Megan Vendemia, lead author of the study, found that female social media users experience less negative impacts on their mental health when they believe photos posted by other women appearing thinner or more physically fit are filtered.

Previous studies have shown that viewing images of thinner women places more value on appearance for the viewer, contributing to the concept of thin ideal internalization, Vendemia said, which could lead to distorted body image and mental health issues, such as eating disorders.

“Thin ideal internalization is usually about yourself because it’s how much you endorse these things about your own life,” Vendemia said. “Viewers can have less negative consequences if they do believe photos are edited.”

The study involved 360 female students who each evaluated 45 photos taken from public Instagram accounts. Some photos had icons placed in the corner of the image to indicate that a filter was used.

“From a lot of things I’ve already seen, I’m just wondering how people kind of react to this content that I witness myself,” Vendemia said. “And it’s interesting when you show people these things for a short period of time, how they’re affected, when in real life people see these things continuously on their mobile devices.”

Half the participants were told the photos were collected from other female students at Ohio State, while the other half were told the images were of models in New York City.

Results from the study showed that the more women believed the photos were edited, the less they internalized the thin ideal.
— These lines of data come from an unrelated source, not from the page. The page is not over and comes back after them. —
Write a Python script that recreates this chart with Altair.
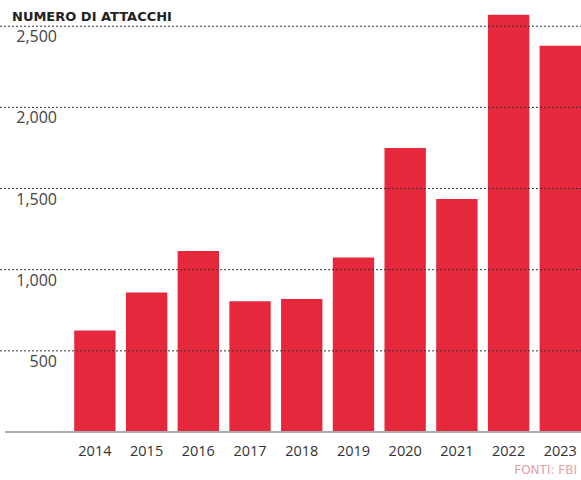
import altair as alt
import pandas as pd

years = ["2014", "2015", "2016", "2017", "2018", "2019", "2020", "2021", "2022", "2023"]
attacks = [626, 860, 1115, 805, 820, 1075, 1750, 1435, 2570, 2380]
grid_values = [500, 1000, 1500, 2000, 2500]
grid_labels = ["500", "1,000", "1,500", "2,000", "2,500"]
title_text = "NUMERO DI ATTACCHI"
source_text = "FONTI: FBI"

bars_df = pd.DataFrame({"anno": years, "attacchi": attacks})
grid_df = pd.DataFrame({"v": grid_values, "lab": grid_labels})

W, H = 513, 422
yscale = alt.Scale(domain=[0, 2600], nice=False, zero=True)

bars = alt.Chart(bars_df).mark_bar(color="#e5283c").encode(
    x=alt.X("anno:N", sort=years,
            scale=alt.Scale(paddingInner=0.2, paddingOuter=0.06, align=1),
            axis=alt.Axis(title=None, domain=False, ticks=False, labelAngle=0,
                          labelFont="Open Sans", labelFontSize=14.5, labelColor="#333",
                          labelPadding=12)),
    y=alt.Y("attacchi:Q", scale=yscale, axis=None),
)

base_line = alt.Chart(pd.DataFrame({"v": [0]})).mark_rule(color="#aaaaaa", strokeWidth=2).encode(
    y=alt.Y("v:Q", scale=yscale),
    x=alt.value(-63), x2=alt.value(W),
)

grid = alt.Chart(grid_df).mark_rule(color="#333", strokeWidth=1, strokeDash=[2, 2]).encode(
    y=alt.Y("v:Q", scale=yscale),
    x=alt.value(-68), x2=alt.value(W),
)

grid_text = alt.Chart(grid_df).mark_text(
    align="right", baseline="middle", dy=11, font="Open Sans", fontSize=16, color="#444"
).encode(
    y=alt.Y("v:Q", scale=yscale),
    x=alt.value(-11),
    text="lab:N",
)

title = alt.Chart(pd.DataFrame({"t": [title_text]})).mark_text(
    align="left", baseline="alphabetic", font="DejaVu Sans", fontSize=13, fontWeight="bold",
    color="#222"
).encode(x=alt.value(-56), y=alt.value(11), text="t:N")

source = alt.Chart(pd.DataFrame({"t": [source_text]})).mark_text(
    align="right", baseline="alphabetic", font="DejaVu Sans", fontSize=12,
    color="#e8a0a8"
).encode(x=alt.value(509), y=alt.value(H + 42), text="t:N")

chart = alt.layer(bars, base_line, grid, grid_text, title, source).properties(
    width=W, height=H,
    background="white",
    autosize=alt.AutoSizeParams(type="none"),
    padding={"left": 68, "top": 10, "right": 0, "bottom": 48},
).configure_view(stroke=None)

chart.save("out.html", embed_options={"renderer": "svg", "actions": False})
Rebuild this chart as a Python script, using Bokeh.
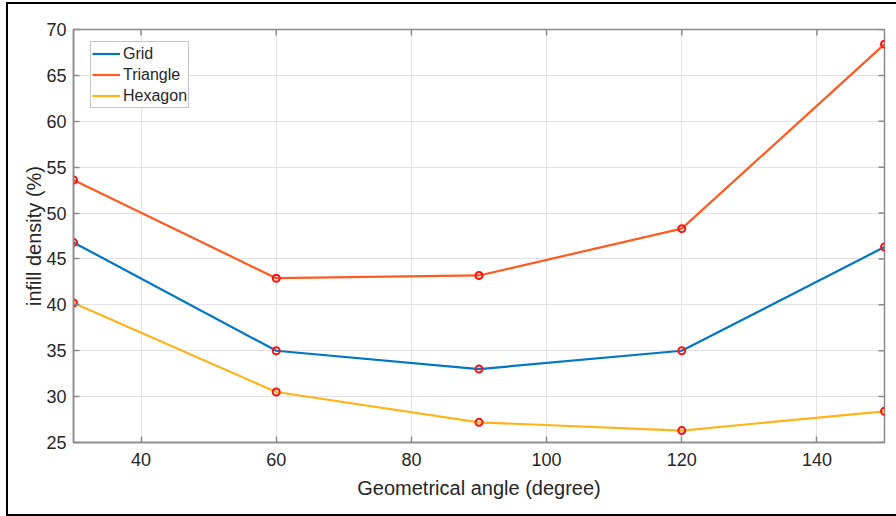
import math
from bokeh.plotting import figure
from bokeh.models import Legend, LegendItem, FixedTicker
from bokeh.embed import file_html
from bokeh.resources import INLINE

angles = [30, 60, 90, 120, 150]
grid = [46.8, 35.0, 33.0, 35.0, 46.3]
triangle = [53.6, 42.9, 43.2, 48.3, 68.4]
hexagon = [40.2, 30.5, 27.2, 26.3, 28.4]
series_names = ["Grid", "Triangle", "Hexagon"]
series_colors = ["#0076C4", "#FF5A1F", "#FFB318"]
x_ticks = [40, 60, 80, 100, 120, 140]
y_ticks = [25, 30, 35, 40, 45, 50, 55, 60, 65, 70]
x_min, x_max = 30, 150
y_min, y_max = 25, 70

FONT = "Liberation Sans"
TXT = "#262626"
AX = "#8a8a8a"

p = figure(frame_width=811, frame_height=413, x_range=(x_min, x_max), y_range=(y_min, y_max),
           min_border_left=65, min_border_right=12, min_border_top=25, min_border_bottom=72,
           output_backend="svg", toolbar_location=None)
p.styles = {"border-top": "2px solid black", "border-left": "2px solid black",
            "border-bottom": "2px solid black", "margin-left": "6px", "margin-top": "2px"}
p.outline_line_color = AX
p.outline_line_width = 1.5

for ax in (p.xaxis[0], p.yaxis[0]):
    ax.major_tick_in = 6
    ax.major_tick_out = 0
    ax.minor_tick_in = 0
    ax.minor_tick_out = 0
    ax.axis_line_color = AX
    ax.axis_line_width = 1.5
    ax.major_tick_line_color = AX
    ax.major_tick_line_width = 1.5
    ax.major_label_text_font = FONT
    ax.major_label_text_font_size = "18px"
    ax.major_label_text_color = TXT
    ax.axis_label_text_font = FONT
    ax.axis_label_text_font_size = "20px"
    ax.axis_label_text_font_style = "normal"
    ax.axis_label_text_color = TXT

p.xaxis[0].ticker = FixedTicker(ticks=x_ticks)
p.yaxis[0].ticker = FixedTicker(ticks=y_ticks)
p.xaxis[0].axis_label = "Geometrical angle (degree)"
p.yaxis[0].axis_label = "infill density (%)"
p.xaxis[0].major_label_standoff = 10
p.yaxis[0].major_label_standoff = 7
p.xaxis[0].axis_label_standoff = 8
p.yaxis[0].axis_label_standoff = -2

# inward ticks on the top and right edges of the box (clipped to the frame)
p.scatter(x_ticks, [y_max] * len(x_ticks), marker="dash", angle=math.pi / 2, size=12,
          line_color=AX, line_width=1.5)
p.scatter([x_max] * len(y_ticks), y_ticks, marker="dash", size=12,
          line_color=AX, line_width=1.5)

p.xgrid.ticker = FixedTicker(ticks=x_ticks)
p.ygrid.ticker = FixedTicker(ticks=y_ticks)
p.grid.grid_line_color = "#e3e3e3"
p.grid.grid_line_width = 1

items = []
for name, vals, col in zip(series_names, [grid, triangle, hexagon], series_colors):
    r = p.line(angles, vals, line_color=col, line_width=2.2)
    p.scatter(angles, vals, marker="circle", size=7, fill_color=None,
              line_color="#ff1010", line_width=2)
    items.append(LegendItem(label=name, renderers=[r]))

leg = Legend(items=items, location=(17, 334), orientation="vertical",
             label_text_font=FONT, label_text_font_size="16px", label_text_color=TXT,
             glyph_width=28, glyph_height=21, label_height=21, label_standoff=3,
             spacing=0, padding=1, margin=0, border_line_color="#8a8a8a",
             border_line_width=1.5, background_fill_alpha=1)
p.add_layout(leg)

open("out.html", "w").write(file_html(p, INLINE))
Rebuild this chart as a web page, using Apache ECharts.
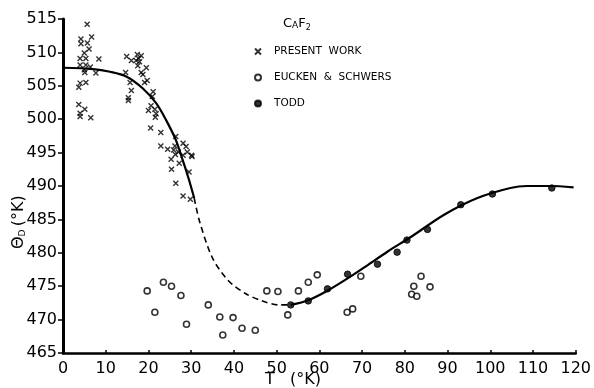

However, most participants believed even the unedited photos still had an element of filtering to them.

“It’s particularly relevant to young women because a lot of the work that looks at kind of negative media effects for women has found these things are really problematic long term,” Vendemia said. “All my work has kind of looked at social media context because it’s interesting when individuals are the producers versus a news organization or more corporate-generated content.”

Vendemia said participants associated filtered photos with self-interest or promotion, and the subjects of the photos were judged more negatively in terms of intelligence, legitimacy and trustworthiness.

“I think it’s pretty interesting that people have different attributions for the exact same behavior, whether it comes from your peer or you think it’s someone who’s a model,” Vendemia said.

The study appears online in the journal Body Image and was conducted with help from David DeAndrea, associate professor of communication at Ohio State.

Vendemia said the study found that filters not only decreased the users’ willingness to endorse the thin ideal, but it made users more harsh on people who opted to filter the photos, and that was “if they thought it was their peers also.”